Don’t expect an in depth explanation of how to install large living walls. The book is more an idea book and an intro to what exists as options. It is full of wonderful pictures and easy small DIY projects. And don’t expect a list of native plants. They list lots of plants and it is up to you to make sure which plants are native to your area.
It isn’t a farm gardening book either. It touches on edible gardens but the techniques outlined in the book won’t solve world hunger.
The main benefit of the book is that is proposes the idea that gardening upwards is a viable and beautiful thing. The book adds to the discussion and cultural viewpoint that growing up is as normal as growing flat.
In todays society where building upwards is commonplace we need to catch up and grow upwards as well. Our balance with nature and the planet depends on it.

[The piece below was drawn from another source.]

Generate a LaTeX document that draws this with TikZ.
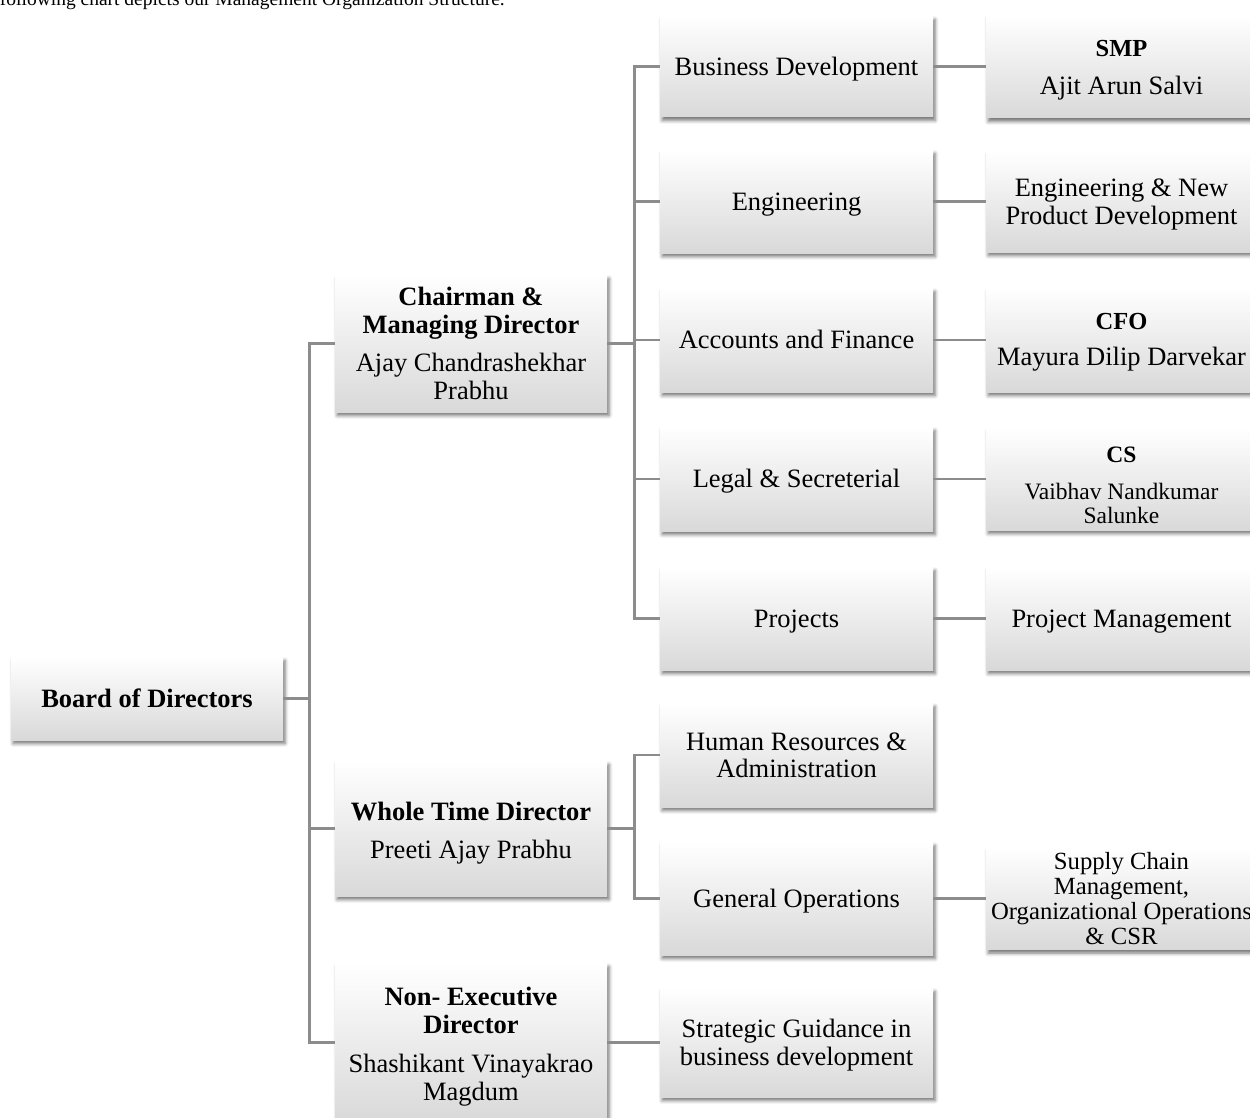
\documentclass[tikz,border=0pt]{standalone}
\usepackage{fontspec}
\setmainfont{Liberation Serif}
\usetikzlibrary{shadows.blur}
\newcommand{\mainfs}{\fontsize{26.5}{27.5}\selectfont}
\newcommand{\smallttl}[1]{{\fontsize{24.5}{27.5}\selectfont\bfseries #1}}
\newcommand{\wtop}{\rule{0pt}{0.891em}}
\newcommand{\wbot}{\rule[-0.216em]{0pt}{0.216em}}
\begin{document}
\begin{tikzpicture}[x=1pt,y=-1pt,
  orgbox/.style={top color=white, middle color=white!97!black, bottom color=black!15,
    align=center, inner sep=0pt, font=\mainfs,
    execute at begin node=\wtop, execute at end node=\wbot,
    blur shadow={shadow xshift=2pt, shadow yshift=-3.5pt, shadow blur radius=3.5pt, shadow opacity=55}},
  lvltwo/.style={orgbox, minimum width=272pt},
  lvlthree/.style={orgbox, minimum width=273pt},
  lvlfour/.style={orgbox, minimum width=271pt},
  conn/.style={draw=black!45, line width=2.6pt}]
\useasboundingbox (0,0) rectangle (1250,1118);

% cropped caption line at the top
\node[anchor=base east, inner sep=0pt, font=\fontsize{19.5}{22}\selectfont] (cap) at (505,6)
  {following chart depicts our Management Organization Structure.};

% level 1
\node[orgbox, minimum width=272pt, minimum height=83pt] (board) at (147,698.5)
  {\textbf{Board of Directors}};

% level 2
\node[lvltwo, minimum height=137pt] (chair) at (471,343.5)
  {\wtop\textbf{Chairman \&}\\\textbf{Managing Director}\\[11pt]Ajay Chandrashekhar\\Prabhu};
\node[lvltwo, minimum height=135pt] (wtd) at (471,828.5)
  {\rule{0pt}{28pt}\textbf{Whole Time Director}\\[10.5pt]Preeti Ajay Prabhu};
\node[lvltwo, minimum height=159pt] (ned) at (471,1042.5)
  {\rule{0pt}{27pt}\textbf{Non- Executive}\\\textbf{Director}\\[12pt]Shashikant Vinayakrao\\Magdum};

% level 3
\node[lvlthree, minimum height=101pt] (bd) at (796.5,66.5) {Business Development};
\node[lvlthree, minimum height=103pt] (eng) at (796.5,201.5) {Engineering};
\node[lvlthree, minimum height=104pt] (acc) at (796.5,340) {Accounts and Finance};
\node[lvlthree, minimum height=104pt] (leg) at (796.5,479) {Legal \& Secreterial};
\node[lvlthree, minimum height=103pt] (proj) at (796.5,618.5) {Projects};
\node[lvlthree, minimum height=104pt] (hr) at (796.5,755) {\wtop Human Resources \&\\Administration};
\node[lvlthree, minimum height=113pt] (gops) at (796.5,898.5) {General Operations};
\node[lvlthree, minimum height=109pt] (strat) at (796.5,1042.5) {\wtop Strategic Guidance in\\business development};

% level 4
\node[lvlfour, minimum height=103pt] (smp) at (1121.5,66.5)
  {\wtop\smallttl{SMP}\\[10.5pt]Ajit Arun Salvi};
\node[lvlfour, minimum height=101pt] (enpd) at (1121.5,201.5)
  {\wtop Engineering \& New\\Product Development};
\node[lvlfour, minimum height=104pt] (cfo) at (1121.5,340)
  {\rule{0pt}{21pt}\smallttl{CFO}\\[8pt]Mayura Dilip Darvekar};
\node[lvlfour, minimum height=102pt, font=\fontsize{23.5}{24}\selectfont] (cs) at (1121.5,479)
  {\rule{0pt}{33pt}\textbf{CS}\\[13pt]Vaibhav Nandkumar\\Salunke};
\node[lvlfour, minimum height=103pt] (pm) at (1121.5,618.5) {Project Management};
\node[lvlfour, minimum height=95pt, font=\fontsize{24.7}{25}\selectfont] (sc) at (1121.5,898.5)
  {\wtop Supply Chain\\Management,\\Organizational Operations\\\& CSR};

% connectors
\foreach \c in {chair,wtd,ned}
  \draw[conn] (board.east) -- ++(26,0) |- (\c.west);
\foreach \c in {bd,eng,acc,leg,proj}
  \draw[conn] (chair.east) -- ++(27,0) |- (\c.west);
\foreach \c in {hr,gops}
  \draw[conn] (wtd.east) -- ++(27,0) |- (\c.west);
\draw[conn] (ned.east) -- (strat.west);
\draw[conn] (bd.east) -- (smp.west);
\draw[conn] (eng.east) -- (enpd.west);
\draw[conn] (acc.east) -- (cfo.west);
\draw[conn] (leg.east) -- (cs.west);
\draw[conn] (proj.east) -- (pm.west);
\draw[conn] (gops.east) -- (sc.west);
\end{tikzpicture}
\end{document}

Eco Brooklyn is a NY living wall installer. We install sedum walls, grass walls and mixed plant walls. Vertical gardens and living walls is an increasing part of our business as we expand into ecological gardening, green roofs and living walls. We focus on low maintenance soil living walls that consume little potable water or gray water and harvested rain water.
We combine the living wall with other parts of the house so that the household gray water is reused to feed the wall. We set up rain water collection systems to route the water into the wall instead of into the sewer. The idea is to create beauty out of waste and ugliness. We take a barren wall, combine it with waste water that normally floods our sewers and rivers and turn the ingredients into a vibrant beautiful space.
The synergies are many – we divert water from sewers, increase the insulation value of the wall, increase the beauty, increase the flora and fauna of the neighborhood and ultimately help re-balance the human/nature relationship.
We do this with all out New York green contractor work but being a living wall installer is especially poignant since the addition of life is so startling in contrast to the barren wall we cover. Simply put, we love it!